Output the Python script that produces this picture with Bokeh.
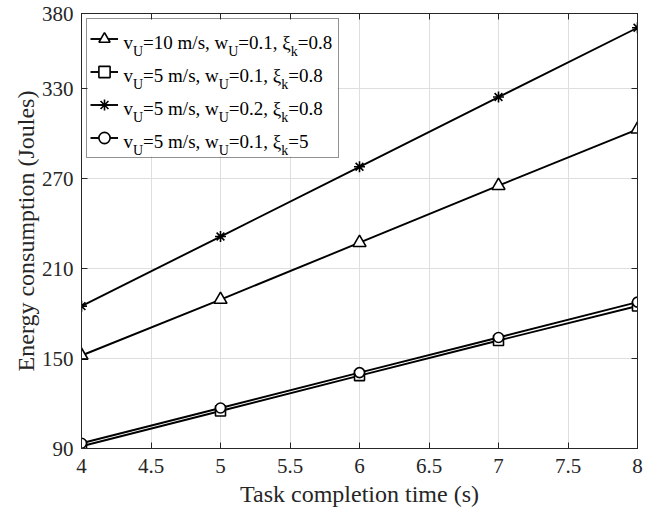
from bokeh.plotting import figure
from bokeh.models import (Range1d, FixedTicker, LinearAxis, Legend, LegendItem,
                          ColumnDataSource, BoxAnnotation, CustomLabelingPolicy)
from bokeh.core.properties import value
from bokeh.embed import file_html
from bokeh.resources import INLINE

# ---------------- data ----------------
task_time = [4, 5, 6, 7, 8]
energy_v10_w01_xi08 = [152.0, 189.3, 227.2, 265.2, 302.8]
energy_v5_w01_xi08 = [91.5, 115.0, 138.6, 162.0, 185.0]
energy_v5_w02_xi08 = [184.9, 231.3, 277.8, 324.3, 370.5]
energy_v5_w01_xi5 = [93.5, 117.0, 140.6, 164.0, 187.6]

x_ticks = [4, 4.5, 5, 5.5, 6, 6.5, 7, 7.5, 8]
x_tick_labels = ["4", "4.5", "5", "5.5", "6", "6.5", "7", "7.5", "8"]
y_ticks = [90, 150, 210, 270, 330, 380]

x_label = "Task completion time (s)"
y_label = "Energy consumption (Joules)"

# legend texts: (main text, subscript) pieces
legend_texts = [
    [("v", "U"), ("=10 m/s, w", "U"), ("=0.1, \u03be", "k"), ("=0.8", "")],
    [("v", "U"), ("=5 m/s, w", "U"), ("=0.1, \u03be", "k"), ("=0.8", "")],
    [("v", "U"), ("=5 m/s, w", "U"), ("=0.2, \u03be", "k"), ("=0.8", "")],
    [("v", "U"), ("=5 m/s, w", "U"), ("=0.1, \u03be", "k"), ("=5", "")],
]

# ---------------- figure ----------------
X_RANGE = (4, 8)
Y_RANGE = (90, 380)
FRAME_W, FRAME_H = 556, 435
FONT = "Liberation Serif"
AX_COL = "#262626"

p = figure(frame_width=FRAME_W, frame_height=FRAME_H,
           x_range=Range1d(*X_RANGE), y_range=Range1d(*Y_RANGE),
           output_backend="svg", toolbar_location=None,
           min_border_left=81, min_border_right=24,
           min_border_top=13, min_border_bottom=58)
p.background_fill_color = "white"
p.border_fill_color = "white"
p.outline_line_color = AX_COL
p.outline_line_width = 1

# labeling policy that shows no tick labels (for the mirrored top/right axes)
no_labels = CustomLabelingPolicy(
    code="const Cls = indices.constructor; return new Cls(indices.size);")

def style_axis(ax, ticks, show_labels=True):
    ax.ticker = FixedTicker(ticks=ticks)
    ax.axis_line_color = AX_COL
    ax.major_tick_line_color = AX_COL
    ax.major_tick_in = 6
    ax.major_tick_out = 0
    ax.minor_tick_in = 0
    ax.minor_tick_out = 0
    ax.major_label_text_font = FONT
    ax.major_label_text_color = AX_COL
    if show_labels:
        ax.major_label_text_font_size = "21px"
    else:
        ax.major_label_text_font_size = "0px"
        ax.major_label_standoff = 0
        ax.major_label_policy = no_labels

style_axis(p.xaxis[0], x_ticks)
p.xaxis[0].major_label_overrides = {t: s for t, s in zip(x_ticks, x_tick_labels)}
p.xaxis[0].major_label_standoff = 10
p.xaxis[0].axis_label = x_label
p.xaxis[0].axis_label_text_font = FONT
p.xaxis[0].axis_label_text_font_size = "24px"
p.xaxis[0].axis_label_text_font_style = "normal"
p.xaxis[0].axis_label_text_color = AX_COL
p.xaxis[0].axis_label_standoff = 5

style_axis(p.yaxis[0], y_ticks)
p.yaxis[0].major_label_standoff = 8
p.yaxis[0].axis_label = y_label
p.yaxis[0].axis_label_text_font = FONT
p.yaxis[0].axis_label_text_font_size = "24px"
p.yaxis[0].axis_label_text_font_style = "normal"
p.yaxis[0].axis_label_text_color = AX_COL
p.yaxis[0].axis_label_standoff = 0

top_ax = LinearAxis()
style_axis(top_ax, x_ticks, show_labels=False)
p.add_layout(top_ax, "above")
right_ax = LinearAxis()
style_axis(right_ax, y_ticks, show_labels=False)
p.add_layout(right_ax, "right")

p.xgrid.grid_line_color = "#dedede"
p.ygrid.grid_line_color = "#dedede"
p.xgrid.grid_line_width = 1
p.ygrid.grid_line_width = 1

# ---------------- helpers: frame pixel offsets -> data units ----------------
def to_x(off):
    return X_RANGE[0] + off * (X_RANGE[1] - X_RANGE[0]) / FRAME_W

def to_y(off):
    return Y_RANGE[1] - off * (Y_RANGE[1] - Y_RANGE[0]) / FRAME_H

# legend geometry (pixels from the frame's top-left)
LG_MARGIN, LG_PAD, LG_GW, LG_ROW, LG_LW, LG_STAND = 5, 3, 28, 33, 213, 4
LG_W = 2 * LG_PAD + LG_GW + LG_STAND + LG_LW
LG_H = 2 * LG_PAD + 4 * LG_ROW

# white legend background (legend itself drawn transparent so texts show)
p.add_layout(BoxAnnotation(left=to_x(LG_MARGIN), right=to_x(LG_MARGIN + LG_W),
                           top=to_y(LG_MARGIN), bottom=to_y(LG_MARGIN + LG_H),
                           fill_color="white", fill_alpha=1.0, line_alpha=0,
                           level="underlay"))

# ---------------- series ----------------
series = [
    (energy_v10_w01_xi08, "triangle", 13),
    (energy_v5_w01_xi08, "square", 10),
    (energy_v5_w02_xi08, "asterisk", 11),
    (energy_v5_w01_xi5, "circle", 10),
]
items = []
for ys, marker, size in series:
    lr = p.line(task_time, ys, line_color="black", line_width=1.9)
    sr = p.scatter(task_time, ys, marker=marker, size=size,
                   line_color="black", line_width=1.6, fill_color="white")
    items.append(LegendItem(label=" ", renderers=[lr, sr]))

legend = Legend(items=items, location="top_left", margin=LG_MARGIN, padding=LG_PAD,
                spacing=0, glyph_width=LG_GW, glyph_height=LG_ROW, label_height=LG_ROW,
                label_width=LG_LW, label_standoff=LG_STAND, label_text_font_size="10px",
                border_line_color=AX_COL, border_line_width=1,
                background_fill_alpha=0.0)
p.add_layout(legend)

# ---------------- legend texts with subscripts ----------------
EM = {" ": 0.25, ",": 0.25, ".": 0.25, "/": 0.278, "=": 0.564, "m": 0.778,
      "s": 0.389, "v": 0.5, "w": 0.722, "U": 0.722, "k": 0.5, "\u03be": 0.44}
for d in "0123456789":
    EM[d] = 0.5

def text_w(s, size):
    return sum(EM.get(c, 0.5) for c in s) * size

MAIN, SUB = 19, 14
main_src = dict(x=[], y=[], text=[])
sub_src = dict(x=[], y=[], text=[])
for i, row in enumerate(legend_texts):
    base = LG_MARGIN + LG_PAD + LG_ROW / 2 + 4.5 + i * LG_ROW
    xo = LG_MARGIN + LG_PAD + LG_GW + LG_STAND + 2
    for main, sub in row:
        main_src["x"].append(to_x(xo)); main_src["y"].append(to_y(base)); main_src["text"].append(main)
        xo += text_w(main, MAIN)
        if sub:
            sub_src["x"].append(to_x(xo)); sub_src["y"].append(to_y(base + 8.5)); sub_src["text"].append(sub)
            xo += text_w(sub, SUB)

p.text(x="x", y="y", text="text", source=ColumnDataSource(main_src),
       text_font=value(FONT), text_font_size="19px", text_color="black",
       text_baseline="alphabetic", text_align="left", level="overlay")
p.text(x="x", y="y", text="text", source=ColumnDataSource(sub_src),
       text_font=value(FONT), text_font_size="14px", text_color="black",
       text_baseline="alphabetic", text_align="left", level="overlay")

open("out.html", "w").write(file_html(p, INLINE))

**********

#### Exercise requirements
Each line above is to be copied verbatim. Drop any image from the copy.

#### The reply
Output the Python script that produces this picture with Bokeh.
from bokeh.plotting import figure
from bokeh.models import (Range1d, FixedTicker, LinearAxis, Legend, LegendItem,
                          ColumnDataSource, BoxAnnotation, CustomLabelingPolicy)
from bokeh.core.properties import value
from bokeh.embed import file_html
from bokeh.resources import INLINE

# ---------------- data ----------------
task_time = [4, 5, 6, 7, 8]
energy_v10_w01_xi08 = [152.0, 189.3, 227.2, 265.2, 302.8]
energy_v5_w01_xi08 = [91.5, 115.0, 138.6, 162.0, 185.0]
energy_v5_w02_xi08 = [184.9, 231.3, 277.8, 324.3, 370.5]
energy_v5_w01_xi5 = [93.5, 117.0, 140.6, 164.0, 187.6]

x_ticks = [4, 4.5, 5, 5.5, 6, 6.5, 7, 7.5, 8]
x_tick_labels = ["4", "4.5", "5", "5.5", "6", "6.5", "7", "7.5", "8"]
y_ticks = [90, 150, 210, 270, 330, 380]

x_label = "Task completion time (s)"
y_label = "Energy consumption (Joules)"

# legend texts: (main text, subscript) pieces
legend_texts = [
    [("v", "U"), ("=10 m/s, w", "U"), ("=0.1, \u03be", "k"), ("=0.8", "")],
    [("v", "U"), ("=5 m/s, w", "U"), ("=0.1, \u03be", "k"), ("=0.8", "")],
    [("v", "U"), ("=5 m/s, w", "U"), ("=0.2, \u03be", "k"), ("=0.8", "")],
    [("v", "U"), ("=5 m/s, w", "U"), ("=0.1, \u03be", "k"), ("=5", "")],
]

# ---------------- figure ----------------
X_RANGE = (4, 8)
Y_RANGE = (90, 380)
FRAME_W, FRAME_H = 556, 435
FONT = "Liberation Serif"
AX_COL = "#262626"

p = figure(frame_width=FRAME_W, frame_height=FRAME_H,
           x_range=Range1d(*X_RANGE), y_range=Range1d(*Y_RANGE),
           output_backend="svg", toolbar_location=None,
           min_border_left=81, min_border_right=24,
           min_border_top=13, min_border_bottom=58)
p.background_fill_color = "white"
p.border_fill_color = "white"
p.outline_line_color = AX_COL
p.outline_line_width = 1

# labeling policy that shows no tick labels (for the mirrored top/right axes)
no_labels = CustomLabelingPolicy(
    code="const Cls = indices.constructor; return new Cls(indices.size);")

def style_axis(ax, ticks, show_labels=True):
    ax.ticker = FixedTicker(ticks=ticks)
    ax.axis_line_color = AX_COL
    ax.major_tick_line_color = AX_COL
    ax.major_tick_in = 6
    ax.major_tick_out = 0
    ax.minor_tick_in = 0
    ax.minor_tick_out = 0
    ax.major_label_text_font = FONT
    ax.major_label_text_color = AX_COL
    if show_labels:
        ax.major_label_text_font_size = "21px"
    else:
        ax.major_label_text_font_size = "0px"
        ax.major_label_standoff = 0
        ax.major_label_policy = no_labels

style_axis(p.xaxis[0], x_ticks)
p.xaxis[0].major_label_overrides = {t: s for t, s in zip(x_ticks, x_tick_labels)}
p.xaxis[0].major_label_standoff = 10
p.xaxis[0].axis_label = x_label
p.xaxis[0].axis_label_text_font = FONT
p.xaxis[0].axis_label_text_font_size = "24px"
p.xaxis[0].axis_label_text_font_style = "normal"
p.xaxis[0].axis_label_text_color = AX_COL
p.xaxis[0].axis_label_standoff = 5

style_axis(p.yaxis[0], y_ticks)
p.yaxis[0].major_label_standoff = 8
p.yaxis[0].axis_label = y_label
p.yaxis[0].axis_label_text_font = FONT
p.yaxis[0].axis_label_text_font_size = "24px"
p.yaxis[0].axis_label_text_font_style = "normal"
p.yaxis[0].axis_label_text_color = AX_COL
p.yaxis[0].axis_label_standoff = 0

top_ax = LinearAxis()
style_axis(top_ax, x_ticks, show_labels=False)
p.add_layout(top_ax, "above")
right_ax = LinearAxis()
style_axis(right_ax, y_ticks, show_labels=False)
p.add_layout(right_ax, "right")

p.xgrid.grid_line_color = "#dedede"
p.ygrid.grid_line_color = "#dedede"
p.xgrid.grid_line_width = 1
p.ygrid.grid_line_width = 1

# ---------------- helpers: frame pixel offsets -> data units ----------------
def to_x(off):
    return X_RANGE[0] + off * (X_RANGE[1] - X_RANGE[0]) / FRAME_W

def to_y(off):
    return Y_RANGE[1] - off * (Y_RANGE[1] - Y_RANGE[0]) / FRAME_H

# legend geometry (pixels from the frame's top-left)
LG_MARGIN, LG_PAD, LG_GW, LG_ROW, LG_LW, LG_STAND = 5, 3, 28, 33, 213, 4
LG_W = 2 * LG_PAD + LG_GW + LG_STAND + LG_LW
LG_H = 2 * LG_PAD + 4 * LG_ROW

# white legend background (legend itself drawn transparent so texts show)
p.add_layout(BoxAnnotation(left=to_x(LG_MARGIN), right=to_x(LG_MARGIN + LG_W),
                           top=to_y(LG_MARGIN), bottom=to_y(LG_MARGIN + LG_H),
                           fill_color="white", fill_alpha=1.0, line_alpha=0,
                           level="underlay"))

# ---------------- series ----------------
series = [
    (energy_v10_w01_xi08, "triangle", 13),
    (energy_v5_w01_xi08, "square", 10),
    (energy_v5_w02_xi08, "asterisk", 11),
    (energy_v5_w01_xi5, "circle", 10),
]
items = []
for ys, marker, size in series:
    lr = p.line(task_time, ys, line_color="black", line_width=1.9)
    sr = p.scatter(task_time, ys, marker=marker, size=size,
                   line_color="black", line_width=1.6, fill_color="white")
    items.append(LegendItem(label=" ", renderers=[lr, sr]))

legend = Legend(items=items, location="top_left", margin=LG_MARGIN, padding=LG_PAD,
                spacing=0, glyph_width=LG_GW, glyph_height=LG_ROW, label_height=LG_ROW,
                label_width=LG_LW, label_standoff=LG_STAND, label_text_font_size="10px",
                border_line_color=AX_COL, border_line_width=1,
                background_fill_alpha=0.0)
p.add_layout(legend)

# ---------------- legend texts with subscripts ----------------
EM = {" ": 0.25, ",": 0.25, ".": 0.25, "/": 0.278, "=": 0.564, "m": 0.778,
      "s": 0.389, "v": 0.5, "w": 0.722, "U": 0.722, "k": 0.5, "\u03be": 0.44}
for d in "0123456789":
    EM[d] = 0.5

def text_w(s, size):
    return sum(EM.get(c, 0.5) for c in s) * size

MAIN, SUB = 19, 14
main_src = dict(x=[], y=[], text=[])
sub_src = dict(x=[], y=[], text=[])
for i, row in enumerate(legend_texts):
    base = LG_MARGIN + LG_PAD + LG_ROW / 2 + 4.5 + i * LG_ROW
    xo = LG_MARGIN + LG_PAD + LG_GW + LG_STAND + 2
    for main, sub in row:
        main_src["x"].append(to_x(xo)); main_src["y"].append(to_y(base)); main_src["text"].append(main)
        xo += text_w(main, MAIN)
        if sub:
            sub_src["x"].append(to_x(xo)); sub_src["y"].append(to_y(base + 8.5)); sub_src["text"].append(sub)
            xo += text_w(sub, SUB)

p.text(x="x", y="y", text="text", source=ColumnDataSource(main_src),
       text_font=value(FONT), text_font_size="19px", text_color="black",
       text_baseline="alphabetic", text_align="left", level="overlay")
p.text(x="x", y="y", text="text", source=ColumnDataSource(sub_src),
       text_font=value(FONT), text_font_size="14px", text_color="black",
       text_baseline="alphabetic", text_align="left", level="overlay")

open("out.html", "w").write(file_html(p, INLINE))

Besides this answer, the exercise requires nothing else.